For completeness, I should say that on 17 November 2015 the Appellant was released from detention and he has been in the community since that time. I am assured by Mr Berry of Counsel on his behalf that The Applicant is complying with the terms of his release at the present, although one, given the history, feels slightly apprehensive as fresh avenues are apparently now being pursued with Algeria and the Applicant failed to attend an arranged interview with the Algerian consul on 9 March of this year, 2016.
Having considered the case with considerable care, particularly against the background of the simply appalling history of this Applicant in regard to his absconding and criminal offending. I am nevertheless persuaded that the permission to appeal should be granted to this limited extent. The application can be pursued, but only from 23 January 2015, which was the date when the emergency travel document application was resubmitted to Western Sahara.

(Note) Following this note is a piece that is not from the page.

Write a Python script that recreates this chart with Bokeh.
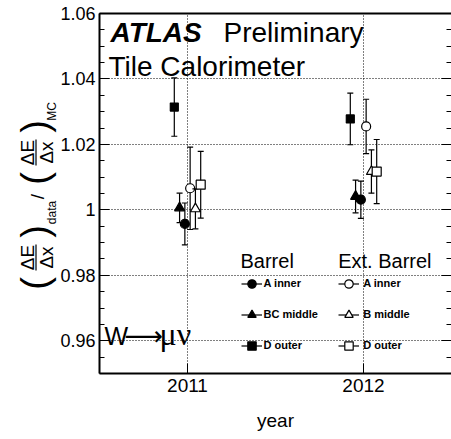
import numpy as np
from bokeh.plotting import figure
from bokeh.layouts import row
from bokeh.models import (ColumnDataSource, Range1d, LinearAxis, FixedTicker,
                          Label, Legend, LegendItem)
from bokeh.core.properties import value
from bokeh.transform import dodge
from bokeh.embed import file_html
from bokeh.resources import INLINE

# ---------------- data ----------------
years = [2011, 2012]
x_tick_labels = ["2011", "2012"]

barrel_A = [0.9957, 1.0031]
barrel_A_err = [0.0064, 0.0057]
barrel_BC = [1.0006, 1.0041]
barrel_BC_err = [0.0045, 0.0050]
barrel_D = [1.0314, 1.0278]
barrel_D_err = [0.0089, 0.0079]

ext_A = [1.0066, 1.0255]
ext_A_err = [0.0126, 0.0083]
ext_B = [1.0003, 1.0117]
ext_B_err = [0.0061, 0.0066]
ext_D = [1.0077, 1.0117]
ext_D_err = [0.0102, 0.0098]

y_ticks = [0.96, 0.98, 1.00, 1.02, 1.04, 1.06]
y_tick_labels = ["0.96", "0.98", "1", "1.02", "1.04", "1.06"]

FONT = "Liberation Sans"

# ---------------- geometry (page px) ----------------
W, H = 451, 439
LEFT_W = 57          # narrow figure holding the rotated y title
MAIN_BL = 40         # left border of the main figure
FT, FB = 13, 373     # frame top / bottom
FL = LEFT_W + MAIN_BL  # frame left (97)

def rx(x):
    return x - FL

def ry(y):
    return FB - y

p = figure(width=W - LEFT_W, height=H,
           x_range=Range1d(2010.5, 2012.5), y_range=Range1d(0.95, 1.06),
           output_backend="svg", toolbar_location=None,
           min_border_left=MAIN_BL, min_border_right=0, min_border_top=FT,
           min_border_bottom=H - FB)
p.background_fill_color = "white"
p.border_fill_color = "white"
p.outline_line_color = None

yticker = FixedTicker(ticks=y_ticks,
                      minor_ticks=list(np.round(np.arange(0.95, 1.0601, 0.005), 4)))
xticker = FixedTicker(ticks=years, minor_ticks=[])

yax = p.yaxis[0]
yax.ticker = yticker
yax.major_label_overrides = {t: l for t, l in zip(y_ticks, y_tick_labels)}
yax.major_tick_in = 10
yax.major_tick_out = 0
yax.minor_tick_in = 5
yax.minor_tick_out = 0
yax.major_label_standoff = 4
yax.major_label_text_font = FONT
yax.major_label_text_font_size = "18px"
yax.major_label_text_color = "black"
yax.axis_line_width = 2
yax.axis_line_color = "black"
yax.major_tick_line_color = "black"
yax.minor_tick_line_color = "black"

xax = p.xaxis[0]
xax.ticker = xticker
xax.major_label_overrides = {t: l for t, l in zip(years, x_tick_labels)}
xax.major_tick_in = 10
xax.major_tick_out = 0
xax.minor_tick_line_color = None
xax.major_label_standoff = 5
xax.major_label_text_font = FONT
xax.major_label_text_font_size = "19px"
xax.major_label_text_color = "black"
xax.axis_line_width = 2
xax.axis_line_color = "black"
xax.axis_label = "year"
xax.axis_label_text_font = FONT
xax.axis_label_text_font_size = "19px"
xax.axis_label_text_font_style = "normal"
xax.axis_label_text_color = "black"
xax.axis_label_standoff = 15

# right side: ticks only
rax = LinearAxis(ticker=yticker)
rax.major_tick_in = 10
rax.major_tick_out = 0
rax.minor_tick_in = 5
rax.minor_tick_out = 0
rax.major_label_text_font_size = "0px"
rax.major_label_text_alpha = 0
rax.major_label_standoff = 0
rax.axis_line_color = None
p.add_layout(rax, "right")

# top edge line
tax = LinearAxis(ticker=FixedTicker(ticks=[]))
tax.axis_line_width = 2
tax.axis_line_color = "black"
tax.major_tick_out = 0
tax.major_tick_in = 0
tax.minor_tick_out = 0
tax.minor_tick_in = 0
tax.major_label_text_font_size = "0px"
tax.major_label_text_alpha = 0
tax.major_label_standoff = 0
p.add_layout(tax, "above")

for g in (p.xgrid[0], p.ygrid[0]):
    g.grid_line_color = "black"
    g.grid_line_dash = "1 2"
    g.grid_line_width = 1
p.xgrid[0].ticker = xticker
p.ygrid[0].ticker = yticker

series = [
    ("A inner", barrel_A, barrel_A_err, -0.015, "circle", "black", 9),
    ("BC middle", barrel_BC, barrel_BC_err, -0.045, "triangle", "black", 10),
    ("D outer", barrel_D, barrel_D_err, -0.075, "square", "black", 8),
    ("A inner", ext_A, ext_A_err, 0.015, "circle", "white", 9),
    ("B middle", ext_B, ext_B_err, 0.045, "triangle", "white", 10),
    ("D outer", ext_D, ext_D_err, 0.075, "square", "white", 9),
]

items_barrel, items_ext = [], []
for i, (name, vals, errs, off, mk, fill, sz) in enumerate(series):
    src = ColumnDataSource(dict(
        year=years, v=vals,
        lo=[v - e for v, e in zip(vals, errs)],
        hi=[v + e for v, e in zip(vals, errs)]))
    xx = dodge("year", off, range=p.x_range)
    bar = p.segment(x0=xx, y0="lo", x1=xx, y1="hi", source=src,
                    line_color="black", line_width=1.2)
    p.scatter(x=xx, y="lo", marker="dash", size=6, line_color="black",
              line_width=1.2, source=src)
    p.scatter(x=xx, y="hi", marker="dash", size=6, line_color="black",
              line_width=1.2, source=src)
    m = p.scatter(x=xx, y="v", marker=mk, size=sz, fill_color=fill,
                  line_color="black", line_width=1.2, source=src)
    item = LegendItem(label=value(name), renderers=[bar, m])
    (items_barrel if i < 3 else items_ext).append(item)

def make_legend(items, title, loc, gw, standoff):
    return Legend(items=items, title=title, location=loc,
                  title_text_font=FONT, title_text_font_size="20px",
                  title_text_font_style="normal", title_text_color="black",
                  title_standoff=0,
                  label_text_font=FONT, label_text_font_size="11px",
                  label_text_font_style="bold", label_text_color="black",
                  glyph_width=gw, glyph_height=21, label_height=21,
                  spacing=10, padding=0, margin=0, label_standoff=standoff,
                  border_line_color=None, background_fill_alpha=0)

p.add_layout(make_legend(items_barrel, "Barrel", (rx(238.5), ry(355.8)), 21, 2))
p.add_layout(make_legend(items_ext, "Ext. Barrel", (rx(336.2), ry(355.8)), 21, 4))

def lab(fig, text, x, y, size, style="normal", font=FONT, angle=0.0,
        align="left", baseline="alphabetic", conv=(rx, ry)):
    fig.add_layout(Label(x=conv[0](x), y=conv[1](y), x_units="screen",
                         y_units="screen", text=text, text_font=font,
                         text_font_size=size, text_font_style=style,
                         text_color="black", angle=angle, text_align=align,
                         text_baseline=baseline))

lab(p, "ATLAS", 108, 32, "28px", "bold italic")
lab(p, "Preliminary", 221, 32, "28px")
lab(p, "Tile Calorimeter", 106, 66, "28px")

lab(p, "W", 102, 335, "25px")
lab(p, "\u27f6", 122, 335, "27px", font="DejaVu Sans")
lab(p, "\u03bc\u03bd", 157, 333, "32px", font="Liberation Serif")

# ---------------- narrow figure with the rotated y title ----------------
q = figure(width=LEFT_W, height=H, x_range=Range1d(0, LEFT_W),
           y_range=Range1d(0, FB - FT), output_backend="svg",
           toolbar_location=None, x_axis_location=None, y_axis_location=None,
           min_border_left=0, min_border_right=0, min_border_top=FT,
           min_border_bottom=H - FB)
q.outline_line_color = None
q.grid.visible = False
q.background_fill_color = "white"
q.border_fill_color = "white"

def qx(x):
    return x

A = np.pi / 2
def qlab(text, x, y, size, font=FONT):
    lab(q, text, x, y, size, font=font, angle=A, align="center",
        baseline="middle", conv=(qx, ry))

for cy in (257, 152):
    qlab("\u0394E", 27, cy, "19px")
    qlab("\u0394x", 46, cy, "19px")
    q.segment(x0=qx(35.5), y0=ry(cy - 13), x1=qx(35.5), y1=ry(cy + 13),
              line_color="black", line_width=1.2)
qlab("(", 34, 283, "38px")
qlab(")", 34, 231, "38px")
qlab("data", 51, 212, "12px")
qlab("/", 37, 196, "19px")
qlab("(", 34, 178, "38px")
qlab(")", 34, 126, "38px")
qlab("MC", 51, 111, "12px")

layout = row(q, p)
open("out.html", "w").write(file_html(layout, INLINE))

Mr Adams seeks to persuade me that I should grant permission only for the period between January 2015 and the date which can be clarified in May when the proper application was made to the Moroccan consulate. Mr Berry submits that once the permission is given and given the history up until that date, it must be a matter for the judge hearing the judicial review proceedings to determine whether or not the detention was unreasonable on the Hardial Singh principles between the whole period from January through until his discharge from detention on 17 November 2015.
Whilst I have found the submissions by Mr Adams on this attractive, at the end of the day I have come to the conclusion that it is not for me hearing this application for permission only to seek to analyse the period of detention in such a way as would be necessary by a first instance judge in order to determine whether or not that detention became unreasonable at that stage.
In all the circumstances, I grant permission to that limited extent only.